The settings for the climate control and various off-road driving modes are accessed through a low-level touchscreen, and switching between functions requires you to take your eyes off the road. Fortunately, a pair of physical rotary controllers, which are easier to operate, augments the system. These change functions depending on which menu you’re in. SE versions and upwards come with a 12.3in digital instrument cluster instead of analogue dials. This is clear to see and places lots of information just in front of the driver, but it’s operated via a slightly confusing menu set-up.
Visibility, parking sensors and cameras
Thanks to a lofty driving position, the driver's view straight out of the front and to the sides are good, but the thick windscreen pillars can obscure your vision slightly at junctions. Seeing out the back isn’t that easy, either, due to the small rear screen and thick rear pillars.
At least all Velars come with front and rear parking sensors and a rear-view camera. It’s possible to upgrade the latter to a 360deg camera and, for those who are really worried about parking, SE trim adds a park-assist system that will locate a space and steer you into it for you. It’s an option on lower trim levels.
S models get LED headlights, while SE and above come with adaptive LED matrix headlights.
Sat nav and infotainment
All Velars get a pair of 10.0in touchscreens; one where you’d expect it to be, in the middle of the dashboard, and the other below it, just in front of the gear selector. This second screen is the one that you use to access the air conditioning and off-road modes, but you can also operate the multimedia system through it while the main screen continues to display a navigation-route map.

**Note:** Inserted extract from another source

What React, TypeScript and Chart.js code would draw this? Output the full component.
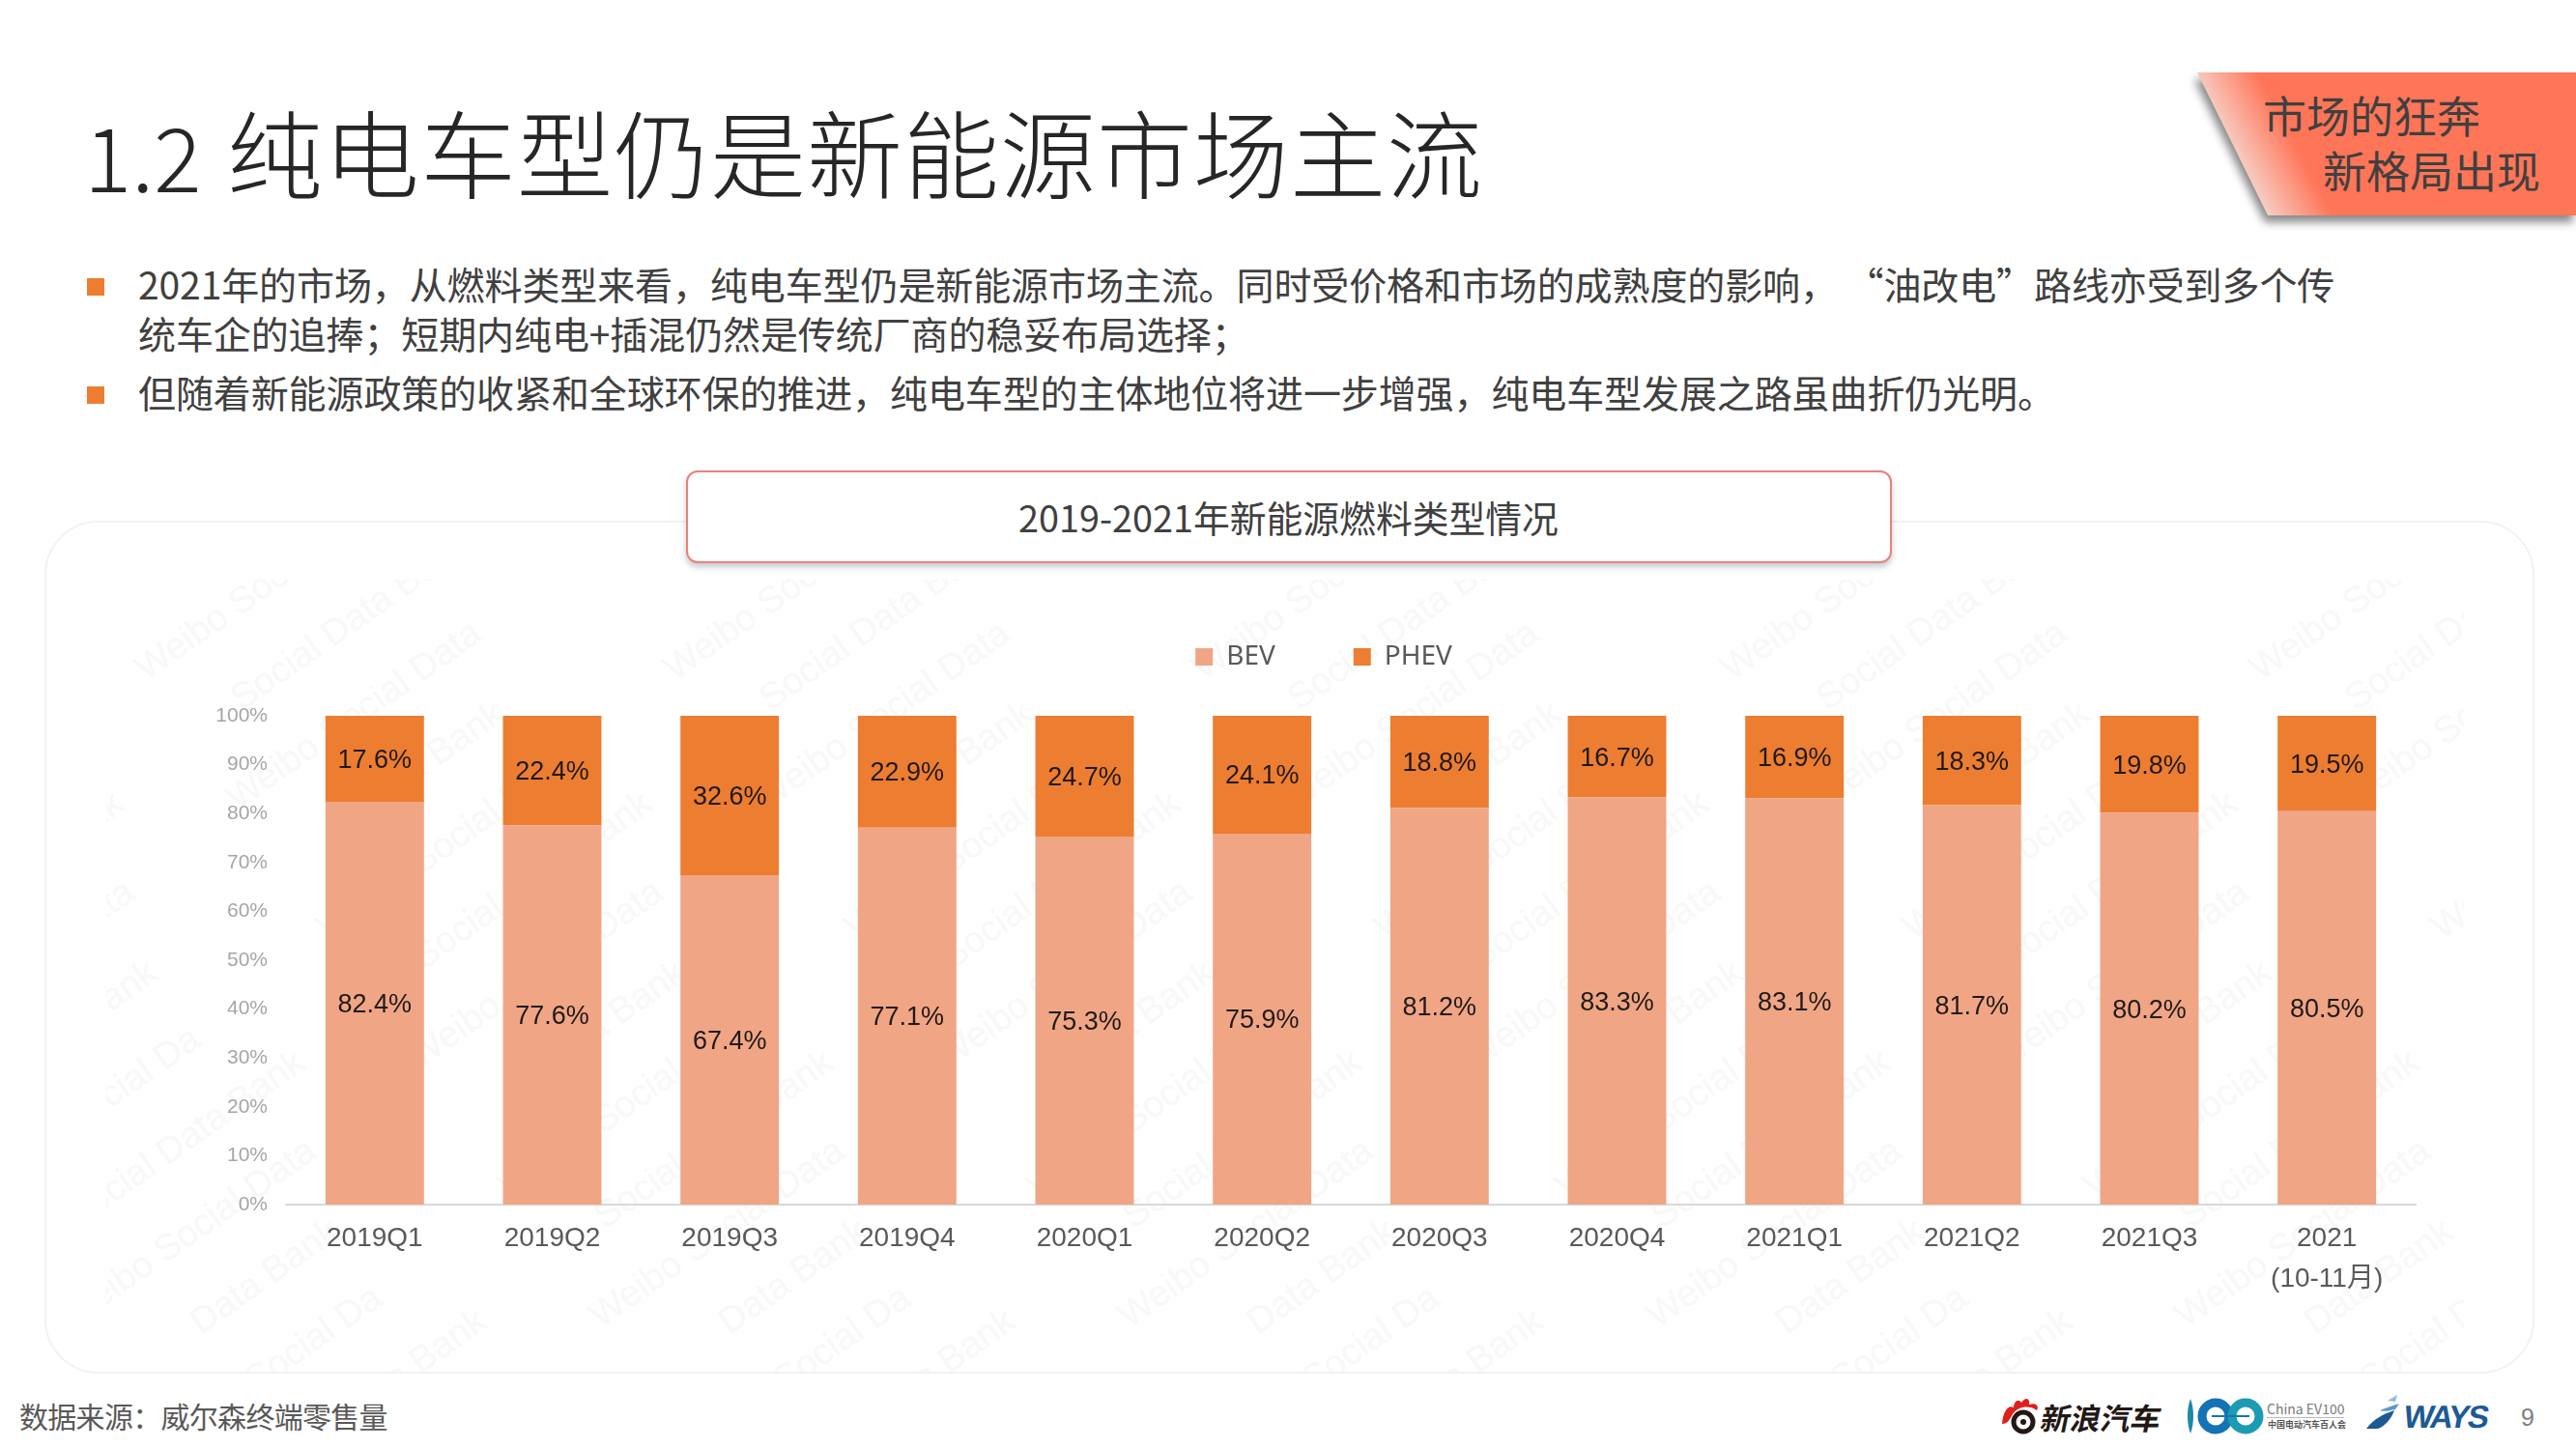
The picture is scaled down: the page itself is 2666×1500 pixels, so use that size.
import { useEffect, useRef } from 'react';
import { Chart, registerables } from 'chart.js';

Chart.register(...registerables);

const CATEGORIES: (string | string[])[] = [
  '2019Q1', '2019Q2', '2019Q3', '2019Q4',
  '2020Q1', '2020Q2', '2020Q3', '2020Q4',
  '2021Q1', '2021Q2', '2021Q3', ['2021', '(10-11月)'],
];
const BEV = [82.4, 77.6, 67.4, 77.1, 75.3, 75.9, 81.2, 83.3, 83.1, 81.7, 80.2, 80.5];
const PHEV = [17.6, 22.4, 32.6, 22.9, 24.7, 24.1, 18.8, 16.7, 16.9, 18.3, 19.8, 19.5];

const BODY_LINES = [
  '2021年的市场\uFF0C从燃料类型来看\uFF0C纯电车型仍是新能源市场主流。同时受价格和市场的成熟度的影响\uFF0C \u201C油改电\u201D路线亦受到多个传',
  '统车企的追捧\uFF1B短期内纯电+插混仍然是传统厂商的稳妥布局选择\uFF1B',
  '但随着新能源政策的收紧和全球环保的推进\uFF0C纯电车型的主体地位将进一步增强\uFF0C纯电车型发展之路虽曲折仍光明。',
];
const SOURCE_NOTE = '数据来源\uFF1A威尔森终端零售量';
const WATERMARK_PIECES = ['Weibo Social Data', '          Data Bank', 'Weibo Social Da', '      Social Data Bank'];

const CJK = '"Noto Sans CJK SC", "Noto Sans", sans-serif';
const ARIAL = '"Liberation Sans", "Noto Sans CJK SC", sans-serif';

const barLabels = {
  id: 'barLabels',
  afterDatasetsDraw(chart: Chart) {
    const { ctx } = chart;
    ctx.save();
    ctx.font = `27px ${ARIAL}`;
    ctx.fillStyle = '#1f1a17';
    ctx.textAlign = 'center';
    ctx.textBaseline = 'middle';
    chart.data.datasets.forEach((ds, i) => {
      chart.getDatasetMeta(i).data.forEach((bar, j) => {
        const p = bar.getCenterPoint();
        ctx.fillText(`${(ds.data[j] as number).toFixed(1)}%`, p.x, p.y + 2);
      });
    });
    ctx.restore();
  },
};

function Txt({ x, y, size, color = '#404040', weight = 400, spacing = 0, font = CJK, children }: any) {
  return (
    <div style={{
      position: 'absolute', left: x, top: y - size, height: size * 2, lineHeight: `${size * 2}px`,
      fontSize: size, color, fontWeight: weight, letterSpacing: spacing, fontFamily: font, whiteSpace: 'pre',
    }}>{children}</div>
  );
}

function Watermark() {
  const marks = [];
  for (let j = 0; j < 16; j++) {
    for (let i = -2; i < 6; i++) {
      marks.push(
        <span key={`${i}-${j}`} style={{
          position: 'absolute', left: -60 + i * 547 + j * 47, top: -60 + j * 67,
          transform: 'rotate(-35deg)', transformOrigin: 'left center',
          fontFamily: ARIAL, fontSize: 38, color: '#f8f8f8', whiteSpace: 'pre',
        }}>{WATERMARK_PIECES[j % 4]}</span>,
      );
    }
  }
  return <div style={{ position: 'absolute', left: 110, top: 600, width: 2440, height: 820, overflow: 'hidden' }}>{marks}</div>;
}

function Logos() {
  return (
    <>
      <svg style={{ position: 'absolute', left: 2070, top: 1444, width: 44, height: 44 }} viewBox="0 0 44 44">
        <path d="M2 30 C3 18 8 10 14 13 C14 7 19 3 22 8 C26 2 31 3 30 10 C36 8 41 11 38 16 C30 10 18 12 13 20 C10 25 8 30 2 30 Z" fill="#e0201b" />
        <circle cx="24" cy="28" r="10" fill="none" stroke="#231815" strokeWidth="5" />
        <circle cx="24" cy="28" r="3" fill="#231815" />
      </svg>
      <Txt x={2113} y={1467} size={31} color="#231815" weight={700} font={CJK}>
        <span style={{ display: 'inline-block', transform: 'skewX(-12deg)' }}>新浪汽车</span>
      </Txt>
      <svg style={{ position: 'absolute', left: 2264, top: 1446, width: 80, height: 40 }} viewBox="0 0 80 40">
        <path d="M3 2 C-1 12 -1 28 3 38 C7 28 7 12 3 2 Z" fill="#1b8aa8" />
        <circle cx="29" cy="20" r="14" fill="none" stroke="#1473b5" strokeWidth="9" />
        <circle cx="60" cy="20" r="14" fill="none" stroke="#1c9bb3" strokeWidth="9" />
        <path d="M25 20 H64" stroke="#1473b5" strokeWidth="2" />
      </svg>
      <Txt x={2346} y={1458} size={14} color="#7b7b7b">China EV100</Txt>
      <div style={{ position: 'absolute', left: 2346, top: 1467, width: 80, height: 1, background: '#bbb' }} />
      <Txt x={2347} y={1475} size={9} color="#555" weight={700}>中国电动汽车百人会</Txt>
      <svg style={{ position: 'absolute', left: 2449, top: 1444, width: 36, height: 36 }} viewBox="0 0 36 36">
        <path d="M0 35 C8 24 18 20 29 16 C26 24 20 32 12 35 Z" fill="#1d5a94" />
        <path d="M14 16 C20 14 26 11 34 9 L30 15 C24 16 20 18 14 16 Z" fill="#5b9bc9" />
        <path d="M22 6 L32 0 L30 7 Z" fill="#8fbcdc" />
      </svg>
      <Txt x={2488} y={1467} size={33} color="#1d5a94" weight={700} spacing={-2} font={ARIAL}>
        <span style={{ display: 'inline-block', transform: 'skewX(-10deg)' }}>WAYS</span>
      </Txt>
    </>
  );
}

export default function App() {
  const canvasRef = useRef<HTMLCanvasElement>(null);

  useEffect(() => {
    if (!canvasRef.current) return;
    const chart = new Chart(canvasRef.current, {
      type: 'bar',
      data: {
        labels: CATEGORIES,
        datasets: [
          { label: 'BEV', data: BEV, backgroundColor: '#F0A585', borderWidth: 0 },
          { label: 'PHEV', data: PHEV, backgroundColor: '#ED7D31', borderWidth: 0 },
        ],
      },
      options: {
        responsive: false,
        animation: false,
        devicePixelRatio: 1,
        datasets: { bar: { barPercentage: 0.555, categoryPercentage: 1 } },
        plugins: {
          tooltip: { enabled: false },
          // blank title is only a spacer between the legend and the plot
          title: { display: true, text: ' ', padding: 0, font: { size: 37, lineHeight: 1 } },
          legend: {
            position: 'top',
            weight: 3000,
            labels: {
              boxWidth: 18,
              boxHeight: 18,
              padding: 81,
              color: '#595959',
              font: { size: 28, family: '"Noto Sans", sans-serif' },
            },
          },
        },
        scales: {
          x: {
            stacked: true,
            grid: { display: false },
            border: { color: '#d9d9d9', width: 2 },
            ticks: {
              color: '#595959',
              padding: 6,
              maxRotation: 0,
              autoSkip: false,
              font: { size: 28, family: ARIAL, lineHeight: 1.5 },
            },
            afterFit: (s: any) => { s.height = 136; },
          },
          y: {
            stacked: true,
            min: 0,
            max: 100,
            grid: { display: false, drawTicks: false },
            border: { display: false },
            ticks: {
              stepSize: 10,
              color: '#a6a6a6',
              padding: 19,
              font: { size: 21, family: ARIAL },
              callback: (v) => `${v}%`,
            },
            afterFit: (s: any) => { s.width = 196; },
          },
          // empty right axis keeps the legend centred on the canvas, not on the plot
          right: {
            position: 'right',
            grid: { display: false, drawTicks: false },
            border: { display: false },
            ticks: { display: false },
            afterFit: (s: any) => { s.width = 140; },
          },
        },
      },
      plugins: [barLabels],
    });
    return () => { chart.destroy(); };
  }, []);

  return (
    <div style={{ position: 'absolute', left: 0, top: 0, width: 2666, height: 1500, background: '#fff', overflow: 'hidden' }}>
      <Txt x={87} y={159} size={92} color="#262626" weight={300}>1.2</Txt>
      <Txt x={235} y={155} size={99} color="#262626" weight={300} spacing={1}>纯电车型仍是新能源市场主流</Txt>

      <div style={{ position: 'absolute', left: 2274, top: 75, width: 392, height: 155, filter: 'drop-shadow(-3px 7px 5px rgba(70,70,70,0.65))' }}>
        <div style={{
          width: 392, height: 148,
          clipPath: 'polygon(0 0, 100% 0, 100% 100%, 73px 100%)',
          background: 'linear-gradient(62deg, #f6d6cf 14%, #ff7558 30%)',
        }} />
      </div>
      <Txt x={2342} y={119} size={45} color="#404040">市场的狂奔</Txt>
      <Txt x={2404} y={176} size={45} color="#404040">新格局出现</Txt>

      <div style={{ position: 'absolute', left: 90, top: 288, width: 18, height: 18, background: '#ED7D31' }} />
      <div style={{ position: 'absolute', left: 90, top: 400, width: 18, height: 18, background: '#ED7D31' }} />
      <Txt x={143} y={293} size={39} spacing={-0.1}>{BODY_LINES[0]}</Txt>
      <Txt x={143} y={344} size={39} spacing={-0.1}>{BODY_LINES[1]}</Txt>
      <Txt x={143} y={405} size={39} spacing={-0.1}>{BODY_LINES[2]}</Txt>

      <div style={{ position: 'absolute', left: 46, top: 539, width: 2577, height: 883, boxSizing: 'border-box', border: '2px solid #f2f2f2', borderRadius: 56 }} />
      <Watermark />

      <div style={{
        position: 'absolute', left: 710, top: 487, width: 1248, height: 96, boxSizing: 'border-box', background: '#fff',
        border: '2px solid #ee8078', borderRadius: 12, boxShadow: '0 4px 6px rgba(120,140,150,0.45)',
      }} />
      <Txt x={1054} y={535} size={37.8} color="#404040">2019-2021年新能源燃料类型情况</Txt>

      <canvas ref={canvasRef} width={2540} height={798} style={{ position: 'absolute', left: 100, top: 585, width: 2540, height: 798 }} />

      <Txt x={20} y={1465} size={30} color="#595959" spacing={-0.7}>{SOURCE_NOTE}</Txt>
      <Logos />
      <Txt x={2609} y={1467} size={25} color="#7f7f7f" font={ARIAL}>9</Txt>
    </div>
  );
}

Both screens are sharp with smart-looking graphics and the menus prove easy enough to navigate, once you're used to them. Some of the icons are a bit small, though, and the system doesn’t always respond as quickly to prompts as some rivals’ infotainment systems; the BMW X4 and X6 have the easiest system to use, thanks to their more intuitive rotary dial selector that’s less distracting to operate while driving than a touchscreen.
If you wish, you can bypass the Land Rover software with the standard-fit Apple CarPlay and Android Auto smartphone connectivity. These let you use Google Maps or Waze navigation apps instead of the in-built sat-nav. Rear seat passengers are catered for with a pair of USB sockets, hidden behind the front centre armrest, and a rear-seat entertainment system with twin 8.0in screens is available as an option. S trim upgrades the stereo to 10 speakers and 380 watts of power, but from SE you get 16 speakers and 825 watts.
Although there are some scratchy plastics on the bottom of the doors, around the door openings and on the rear of the front seats, the main areas that you look at and interact with look pretty plush. This a class that features high-end models like the Bentley Bentayga, though, and the Velar is far from that level.
The high-spec models have plenty of soft leather on the seats, the top of the dashboard, the steering wheel and the tops of the doors. Even the more basic trims fitted with cloth seat trim look and feel snazzy and inviting. Everything feels sturdy, too, although we'd say the BMW X4 and X6 and the Audi Q8 offer consistently plusher materials throughout.